Abstract The characteristics of microphysical processes of a severe winter storm that occurred on the Korean Peninsula on 12 December 2013 was studied in this work for the first time via X-band dual-polarization weather radar observations. A new range–height indicator (RHI) scan-based quasi-vertical profile methodology, in which polarimetric radar variables were averaged at each height of the RHI scan, was introduced to investigate the snow microphysics, and the obtained polarimetric radar signatures served as fingerprints of the dendritic growth, aggregation, and riming processes. Enhanced differential reflectivity ( Z dr ) and specific differential phase shift ( K dp ) bands were detected near the −15°C isotherm, which signified the growth of dendrites or platelike crystals. The observed correlation between the increases in the reflectivity factor at horizontal polarization Z h and copolar correlation coefficient ρ hv and the decreases in Z dr and K dp magnitudes at lower heights suggested the occurrence of the aggregation process. The combination of high Z h and low Z dr values with turbulent atmospheric conditions observed at the ground level indicated the occurrence of the riming process.

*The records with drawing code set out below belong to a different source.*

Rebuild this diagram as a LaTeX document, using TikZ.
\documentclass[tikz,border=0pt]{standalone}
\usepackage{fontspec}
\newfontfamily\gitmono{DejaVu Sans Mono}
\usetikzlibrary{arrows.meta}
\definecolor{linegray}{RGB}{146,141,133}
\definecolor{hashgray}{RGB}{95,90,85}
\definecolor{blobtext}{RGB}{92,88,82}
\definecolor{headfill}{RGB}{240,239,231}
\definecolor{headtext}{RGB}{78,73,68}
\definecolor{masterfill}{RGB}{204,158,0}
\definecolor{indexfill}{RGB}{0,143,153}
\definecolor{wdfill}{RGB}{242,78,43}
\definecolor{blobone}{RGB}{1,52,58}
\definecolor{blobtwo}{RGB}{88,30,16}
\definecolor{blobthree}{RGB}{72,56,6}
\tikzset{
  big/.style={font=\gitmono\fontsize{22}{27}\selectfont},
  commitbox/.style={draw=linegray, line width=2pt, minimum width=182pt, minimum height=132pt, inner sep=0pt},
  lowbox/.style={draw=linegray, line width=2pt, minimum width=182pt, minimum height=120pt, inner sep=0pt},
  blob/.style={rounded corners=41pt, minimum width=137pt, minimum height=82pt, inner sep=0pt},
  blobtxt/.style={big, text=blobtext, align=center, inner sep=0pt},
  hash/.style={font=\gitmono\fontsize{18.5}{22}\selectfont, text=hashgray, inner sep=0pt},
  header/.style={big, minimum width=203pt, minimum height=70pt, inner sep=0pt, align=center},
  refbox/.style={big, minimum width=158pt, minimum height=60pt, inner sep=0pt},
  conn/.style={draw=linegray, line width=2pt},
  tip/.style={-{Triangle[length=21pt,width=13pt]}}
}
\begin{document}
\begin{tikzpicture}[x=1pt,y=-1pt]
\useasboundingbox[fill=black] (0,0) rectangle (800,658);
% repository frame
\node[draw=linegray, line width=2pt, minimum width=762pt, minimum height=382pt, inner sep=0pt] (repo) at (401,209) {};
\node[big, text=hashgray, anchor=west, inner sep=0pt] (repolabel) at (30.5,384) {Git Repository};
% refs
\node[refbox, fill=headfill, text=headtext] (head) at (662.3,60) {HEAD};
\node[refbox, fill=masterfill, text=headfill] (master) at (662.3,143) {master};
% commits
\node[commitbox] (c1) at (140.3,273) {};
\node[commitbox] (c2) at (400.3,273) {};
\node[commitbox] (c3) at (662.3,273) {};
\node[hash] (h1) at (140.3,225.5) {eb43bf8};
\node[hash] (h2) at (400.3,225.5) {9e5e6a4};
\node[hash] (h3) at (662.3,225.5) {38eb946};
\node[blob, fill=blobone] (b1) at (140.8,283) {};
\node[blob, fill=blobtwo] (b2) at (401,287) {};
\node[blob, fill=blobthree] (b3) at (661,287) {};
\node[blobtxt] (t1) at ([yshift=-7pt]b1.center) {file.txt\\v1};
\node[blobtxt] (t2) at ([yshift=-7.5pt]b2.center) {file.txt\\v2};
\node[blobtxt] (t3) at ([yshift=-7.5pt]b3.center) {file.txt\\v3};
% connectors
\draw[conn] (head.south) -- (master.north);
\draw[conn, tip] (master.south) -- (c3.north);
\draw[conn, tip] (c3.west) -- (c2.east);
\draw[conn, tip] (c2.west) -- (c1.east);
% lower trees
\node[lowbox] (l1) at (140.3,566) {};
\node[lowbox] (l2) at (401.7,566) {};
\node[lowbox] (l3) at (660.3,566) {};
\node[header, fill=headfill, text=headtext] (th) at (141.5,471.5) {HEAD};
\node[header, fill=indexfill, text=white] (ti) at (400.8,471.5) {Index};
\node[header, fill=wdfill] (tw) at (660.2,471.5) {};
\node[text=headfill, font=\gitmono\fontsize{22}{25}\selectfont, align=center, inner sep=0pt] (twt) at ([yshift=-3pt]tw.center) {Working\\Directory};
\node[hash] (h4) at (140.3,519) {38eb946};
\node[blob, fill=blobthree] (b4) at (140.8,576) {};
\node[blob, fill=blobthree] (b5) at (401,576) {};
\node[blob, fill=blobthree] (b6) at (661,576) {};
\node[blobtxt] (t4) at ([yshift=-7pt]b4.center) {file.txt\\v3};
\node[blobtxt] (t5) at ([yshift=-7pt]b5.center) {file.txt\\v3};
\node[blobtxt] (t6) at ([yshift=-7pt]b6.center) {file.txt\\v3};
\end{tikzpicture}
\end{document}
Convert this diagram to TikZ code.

In addition, the negative K dp and Z dr values combined with high Z h and ρ hv magnitudes (observed near the end of the snow event) indicated the formation of graupel particles. The polarimetric radar signatures obtained for the snow growth processes were evident from ground observations and agreed well with the results of the Weather Research and Forecasting Model and Modern-Era Retrospective Analysis for Research and Applications data. Furthermore, the spatial variability of Z h methodology was implemented to describe both aggregates and rimed ice particles.